Young black men everywhere ask me, Why vote? Considering that black male unemployment is nearly double the national average, that black males are unfairly targeted in a bullshit drug war and that politicians rarely keep their word to the black community, it’s a fair question.
My response to them is: I don’t care if you vote; I care that you register. If you’re not registered, you’re less likely to be chosen to serve on a jury. And if you’re not on a jury, how can I be judged by a jury of my peers? This always makes the men I speak with listen. Our rights in this country—free speech, gun ownership, protection from self-incrimination, trial by jury and many more—are weapons against tyranny from our own republic. Once you realize that a vote is a weapon, the ballot suddenly matters as much as freedom of speech and the right to own a gun. And a vote is a powerful weapon.
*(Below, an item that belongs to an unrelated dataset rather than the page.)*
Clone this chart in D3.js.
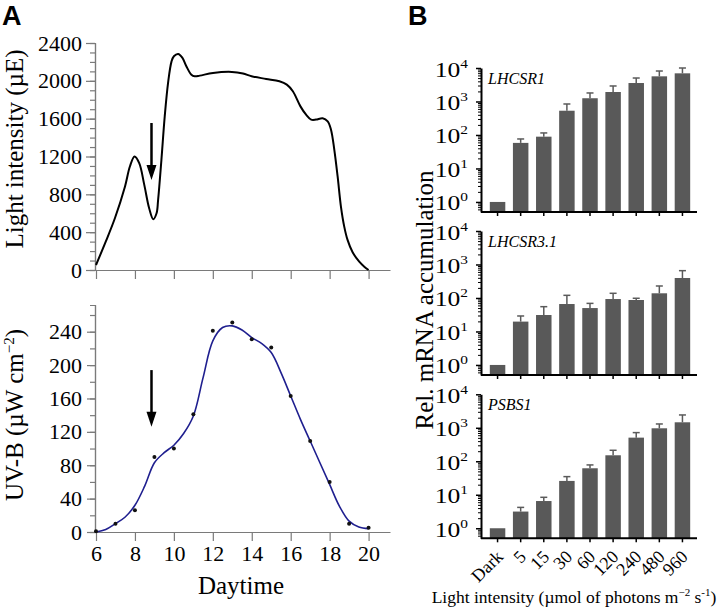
<!DOCTYPE html>
<html><head><meta charset="utf-8">
<script src="https://cdn.jsdelivr.net/npm/d3@7"></script>
<style>
body{margin:0;background:#fff}
svg{display:block}
text{font-family:"Liberation Serif","Times New Roman",serif;fill:#000}
text.plabel{font-family:"Liberation Sans",Arial,sans-serif;font-weight:bold}
</style></head><body>
<svg id="c" width="720" height="608"></svg>
<script>
// ---------- Data ----------
// Panel A (top): light intensity trace
const lightHours  = [6, 6.5, 6.97, 7.49, 7.74, 7.98, 8.22, 8.48, 8.73, 8.94, 9.11, 9.19, 9.36, 9.53, 9.70, 9.88, 10.0, 10.22, 10.44, 10.64, 10.9, 11.07, 11.33, 12.01, 12.98, 13.55, 13.99, 14.74, 15.42, 15.8, 16.11, 16.5, 16.79, 17.05, 17.3, 17.64, 17.9, 18.07, 18.24, 18.41, 18.58, 18.75, 18.92, 19.18, 19.52, 19.78, 20];
const lightValues = [53, 300, 547, 883, 1094, 1200, 1130, 900, 653, 537, 600, 741, 1165, 1624, 1977, 2206, 2260, 2284, 2242, 2154, 2065, 2048, 2055, 2083, 2094, 2077, 2048, 2020, 1995, 1960, 1890, 1730, 1642, 1590, 1590, 1604, 1572, 1483, 1271, 989, 671, 459, 318, 187, 88, 35, 0];
// Panel A (bottom): UV-B measured points
const uvbHours  = [6, 7, 8, 9, 10, 11, 12, 13, 14, 15, 16, 17, 18, 19, 20];
const uvbValues = [1, 10, 26, 90, 100, 141, 241, 251, 231, 221, 163, 109, 60, 10, 5];
// Panel A (bottom): smoothed fit
const uvbFitHours  = [6, 6.5, 7, 7.5, 8, 8.5, 9, 9.5, 10, 10.5, 11, 11.5, 12, 12.5, 13, 13.5, 14, 14.5, 15, 15.5, 16, 16.5, 17, 17.5, 18, 18.5, 19, 19.5, 20];
const uvbFitValues = [0, 3, 10, 18, 32, 55, 83, 95, 104, 118, 139, 185, 229, 245, 247, 242, 233, 226, 215, 191, 163, 135, 109, 83, 57, 31, 13, 6, 4];
const hourTicks  = [6, 8, 10, 12, 14, 16, 18, 20];
const lightTicks = [0, 400, 800, 1200, 1600, 2000, 2400];
const uvbTicks   = [0, 40, 80, 120, 160, 200, 240];
const arrowHour = 8.85;

// Panel B
const categories = ["Dark", "5", "15", "30", "60", "120", "240", "480", "960"];
const genes = ["LHCSR1", "LHCSR3.1", "PSBS1"];
const lhcsr1Mean  = [1, 58, 89, 530, 1250, 1920, 3560, 5640, 6930];
const lhcsr1Upper = [1, 76, 115, 842, 1796, 2904, 5023, 8130, 10000];
const lhcsr3Mean  = [1, 19.7, 31, 66, 50, 93, 87, 138, 395];
const lhcsr3Upper = [1, 29, 55, 120, 69, 138, 98, 228, 654];
const psbs1Mean   = [1, 3.15, 6.5, 25.9, 61.8, 151, 508, 966, 1459];
const psbs1Upper  = [1, 4.2, 8.4, 34.8, 77.8, 213, 718, 1300, 2416];
const logTicks = [1, 10, 100, 1000, 10000];

// ---------- Drawing ----------
const svg = d3.select("#c");
const axisGray = "#7a7a7a";

function styleAxisA(g) {
  g.select(".domain").attr("stroke", axisGray).attr("stroke-width", 1.2);
  g.selectAll(".tick line").attr("stroke", axisGray).attr("stroke-width", 1.2);
  g.selectAll(".tick text").style("font-size", "22px").attr("fill", "#000");
}

// Panel labels
svg.append("text").attr("class", "plabel").attr("x", 2).attr("y", 25).style("font-size", "27px").text("A");
svg.append("text").attr("class", "plabel").attr("x", 408).attr("y", 25).style("font-size", "27px").text("B");

// Shared x scale for panel A
const xA = d3.scaleLinear().domain([6, 21.1]).range([96, 390]);

// --- Top: light intensity
const yL = d3.scaleLinear().domain([0, 2400]).range([270, 43]);
const gL = svg.append("g");
gL.append("g").attr("transform", "translate(95,0)")
  .call(d3.axisLeft(yL).tickValues(d3.range(0, 2401, 100)).tickSize(5).tickFormat(""))
  .call(styleAxisA);
gL.append("g").attr("transform", "translate(95,0)")
  .call(d3.axisLeft(yL).tickValues(lightTicks).tickSize(9).tickPadding(4).tickSizeOuter(0).tickFormat(d3.format("d")))
  .call(styleAxisA);
gL.append("g").attr("transform", `translate(0,${yL(0)})`)
  .call(d3.axisBottom(xA).tickValues(hourTicks).tickSize(9).tickFormat("").tickSizeOuter(0))
  .call(styleAxisA);
gL.append("path")
  .datum(lightHours.map((h, i) => [h, lightValues[i]]))
  .attr("fill", "none").attr("stroke", "#000").attr("stroke-width", 2)
  .attr("d", d3.line().x(d => xA(d[0])).y(d => yL(d[1])).curve(d3.curveCatmullRom.alpha(0.5)));

// arrows
function arrow(g, x, y1, y2) {
  g.append("line").attr("x1", x).attr("x2", x).attr("y1", y1).attr("y2", y2 - 10)
    .attr("stroke", "#000").attr("stroke-width", 2.5);
  g.append("path").attr("d", `M${x - 5},${y2 - 15} L${x + 5},${y2 - 15} L${x},${y2} Z`).attr("fill", "#000");
}
arrow(gL, xA(arrowHour), yL(1554), yL(951));

// Y label top
svg.append("text").attr("transform", "translate(23,149) rotate(-90)")
  .attr("text-anchor", "middle").style("font-size", "25px").text("Light intensity (µE)");

// --- Bottom: UV-B
const yU = d3.scaleLinear().domain([0, 272]).range([532, 305]);
const gU = svg.append("g");
gU.append("g").attr("transform", "translate(95,0)")
  .call(d3.axisLeft(yU).tickValues(d3.range(0, 261, 20)).tickSize(5).tickFormat(""))
  .call(styleAxisA);
gU.append("g").attr("transform", "translate(95,0)")
  .call(d3.axisLeft(yU).tickValues(uvbTicks).tickSize(8).tickPadding(5).tickSizeOuter(0))
  .call(styleAxisA);
gU.append("g").attr("transform", `translate(0,${yU(0)})`)
  .call(d3.axisBottom(xA).tickValues(hourTicks).tickSize(9).tickPadding(4).tickSizeOuter(0))
  .call(styleAxisA);
gU.append("path")
  .datum(uvbFitHours.map((h, i) => [h, uvbFitValues[i]]))
  .attr("fill", "none").attr("stroke", "#1f1f8f").attr("stroke-width", 1.6)
  .attr("d", d3.line().x(d => xA(d[0])).y(d => yU(d[1])).curve(d3.curveCatmullRom.alpha(0.5)));
gU.selectAll("circle.pt").data(uvbHours.map((h, i) => [h, uvbValues[i]])).enter()
  .append("circle").attr("class", "pt")
  .attr("cx", d => xA(d[0])).attr("cy", d => yU(d[1])).attr("r", 2).attr("fill", "#111");
arrow(gU, xA(arrowHour), yU(194), yU(126));

const uvLab = svg.append("text").attr("transform", "translate(23,415) rotate(-90)")
  .attr("text-anchor", "middle").style("font-size", "25px");
uvLab.append("tspan").text("UV-B (µW cm");
uvLab.append("tspan").attr("dy", -9).style("font-size", "15px").text("−2");
uvLab.append("tspan").attr("dy", 9).text(")");

svg.append("text").attr("x", 241).attr("y", 594).attr("text-anchor", "middle")
  .style("font-size", "25px").text("Daytime");

// --- Panel B
const xB = d3.scaleBand().domain(categories).range([486, 694]).paddingInner(0.33).paddingOuter(0.165);
const panelTops = [68, 231, 394.3];
const means = [lhcsr1Mean, lhcsr3Mean, psbs1Mean];
const uppers = [lhcsr1Upper, lhcsr3Upper, psbs1Upper];
const minorVals = [];
for (let d = -1; d < 4; d++) for (let k = 2; k <= 9; k++) {
  const v = k * Math.pow(10, d);
  if (v >= 0.55 && v < 10000) minorVals.push(v);
}

genes.forEach((gene, p) => {
  const top = panelTops[p];
  const base = top + 144;
  const y = d3.scaleLog().domain([Math.pow(10, -0.3), 10000]).range([base, top]);
  const g = svg.append("g");

  // bars
  g.selectAll("rect").data(categories).enter().append("rect")
    .attr("x", d => xB(d)).attr("width", xB.bandwidth())
    .attr("y", (d, i) => y(means[p][i]))
    .attr("height", (d, i) => base - y(means[p][i]))
    .attr("fill", "#595959");
  // error bars
  categories.forEach((c, i) => {
    if (uppers[p][i] <= means[p][i]) return;
    const cx = xB(c) + xB.bandwidth() / 2;
    g.append("line").attr("x1", cx).attr("x2", cx)
      .attr("y1", y(means[p][i])).attr("y2", y(uppers[p][i]))
      .attr("stroke", "#5a5a5a").attr("stroke-width", 1.5);
    g.append("line").attr("x1", cx - 3.5).attr("x2", cx + 3.5)
      .attr("y1", y(uppers[p][i])).attr("y2", y(uppers[p][i]))
      .attr("stroke", "#5a5a5a").attr("stroke-width", 1.5);
  });

  // y axis minor
  g.append("g").attr("transform", "translate(481,0)")
    .call(d3.axisLeft(y).tickValues(minorVals).tickSize(3).tickFormat("").tickSizeOuter(0))
    .call(a => { a.select(".domain").remove(); a.selectAll(".tick line").attr("stroke", "#000").attr("stroke-width", 1); });
  // y axis major
  g.append("g").attr("transform", "translate(481,0)")
    .call(d3.axisLeft(y).tickValues(logTicks).tickSize(5).tickSizeOuter(0).tickFormat(() => ""))
    .call(a => {
      a.select(".domain").attr("stroke", "#000").attr("stroke-width", 2);
      a.selectAll(".tick line").attr("stroke", "#000").attr("stroke-width", 1.5);
      a.selectAll(".tick").each(function (d) {
        const t = d3.select(this).append("text")
          .attr("transform", "translate(-13,8) scale(1.28,1)")
          .attr("text-anchor", "end").style("font-size", "20px").attr("fill", "#000");
        t.append("tspan").text("10");
        t.append("tspan").attr("dy", -9).style("font-size", "12px").text(Math.round(Math.log10(d)));
      });
    });
  // x axis
  const xa = g.append("g").attr("transform", `translate(0,${base})`)
    .call(d3.axisBottom(xB).tickSize(4).tickSizeOuter(0).tickFormat(p === 2 ? (d => d) : ""));
  xa.select(".domain").attr("d", `M481,0H697`).attr("stroke", "#000").attr("stroke-width", 2);
  xa.selectAll(".tick line").attr("stroke", "#000").attr("stroke-width", 1.5);
  if (p === 2) {
    xa.selectAll(".tick text")
      .style("font-size", "18px").attr("fill", "#000")
      .attr("text-anchor", "end").attr("x", 0).attr("y", 0).attr("dy", "0.35em")
      .attr("transform", "translate(2,15) rotate(-45)");
  }

  g.append("text").attr("x", 488).attr("y", top + 16)
    .style("font-style", "italic").style("font-size", "16px").text(gene);
});

svg.append("text").attr("transform", "translate(433,300) rotate(-90)")
  .attr("text-anchor", "middle").style("font-size", "25px").text("Rel. mRNA accumulation");

const xl = svg.append("text").attr("x", 574).attr("y", 603).attr("text-anchor", "middle").style("font-size", "17.5px");
xl.append("tspan").text("Light intensity (µmol of photons m");
xl.append("tspan").attr("dy", -7).style("font-size", "11px").text("−2");
xl.append("tspan").attr("dy", 7).text(" s");
xl.append("tspan").attr("dy", -7).style("font-size", "11px").text("-1");
xl.append("tspan").attr("dy", 7).text(")");
</script>
</body></html>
I vote because my vote, like my knife and my gun (which I carry daily), is a tool for fighting against tyrants and for the betterment of my community. I know it’s effective because after the Supreme Court gutted the Voting Rights Act in 2013, restrictive voter laws popped up across the South. Southern white conservative men push for such laws—from requiring IDs to discourage minorities from voting, to redistricting attempts in places like Texas in order to cripple the minority vote—to help them regain or retain power. If the minority vote didn’t matter, those white men wouldn’t work so hard to stop it.
For the black community, it’s important to point out that voting alone doesn’t help. “Just” voting is like taking blood-pressure medicine and still eating fried chicken. To see an improvement, you also have to change your diet. Just as we have to eat more greens, we also have to focus on getting some green. Why? Because money is the biggest vote changer. We must remain loyal not to parties but rather to the people who will help us. I agree with black author Claud Anderson, who said in a speech, “We must pull out of both parties and vote as an indie bloc that only votes for people that will deliver what we expect to our community.” What we expect are fair goods and services and a say in politics. To make this happen we must patronize our own businesses and use our athletes and entertainers as the investor class. Put simply, if you’re going to order hot wings, buy them from Rick Ross and his Wingstop restaurant so he can put that money behind local politicians and state representatives who push policies that benefit us.
The most important elections in your life are local. Your city council, mayor, school board, county officials and police policies are all voted on locally. In my city, Atlanta, nearly half of all airport-vendor contracts go to black-owned businesses. This is a direct result of actions taken by Maynard Jackson, Atlanta’s first black mayor, who declared that 25 percent of all city contracts must have minority ownership or involvement. This policy came into existence because decades ago Jackson’s grandfather John Wesley Dobbs empowered black voters and then used those votes to influence Atlanta elections. Because of that, I have never known a nonblack mayor in Atlanta, a city with the third-highest number of Fortune 500 companies and a true black middle class. Even with gentrification, black-owned businesses and job hires are up in this chocolate city.
After my community masters the money and after black men get into the voting game, we can affect the courtroom culture that preys on us. No city, town or county with a large black population should be without equal representation on the police force, in the district attorney’s office or on the judge’s bench. Marching won’t change that. Money and votes change that.
Relationships also help fuel change. I don’t care who delivers what the Constitution promises. Frederick Douglass was a Republican; Maynard Jackson was a Democrat. Both are heroes in my household, as are Barack Obama and Ben Carson. (I don’t normally like overly religious politicians, but I do like Ben.) It matters to me that when I approached Senator Bernie Sanders and suggested that I interview him on my barbershop tour, he accepted (as did Republican National Committee press secretary Raffi Williams). When I asked Senator Rand Paul to sit with me, he flaked.
Sanders talked with me—and advanced much further in the election than Paul. That’s not to say I’m a kingmaker, but the young people, especially black men, who saw me interview Sanders got a chance to meet an ally. And in matters of politics, my community needs more allies.
My vote is a weapon for my good and against tyranny, from getting a chance to sit on a jury to making sure Atlanta’s public schools return to greatness. My vote is a tool I will use to positively affect my community. Others like me must realize the power of this weapon—or have it used against them by a political class bought and sold by corporations and the men who own them. My name is Michael Render, and I vote. Try to stop me.
Killer Mike, a member of the hip-hop duo Run the Jewels, is also a solo artist and activist.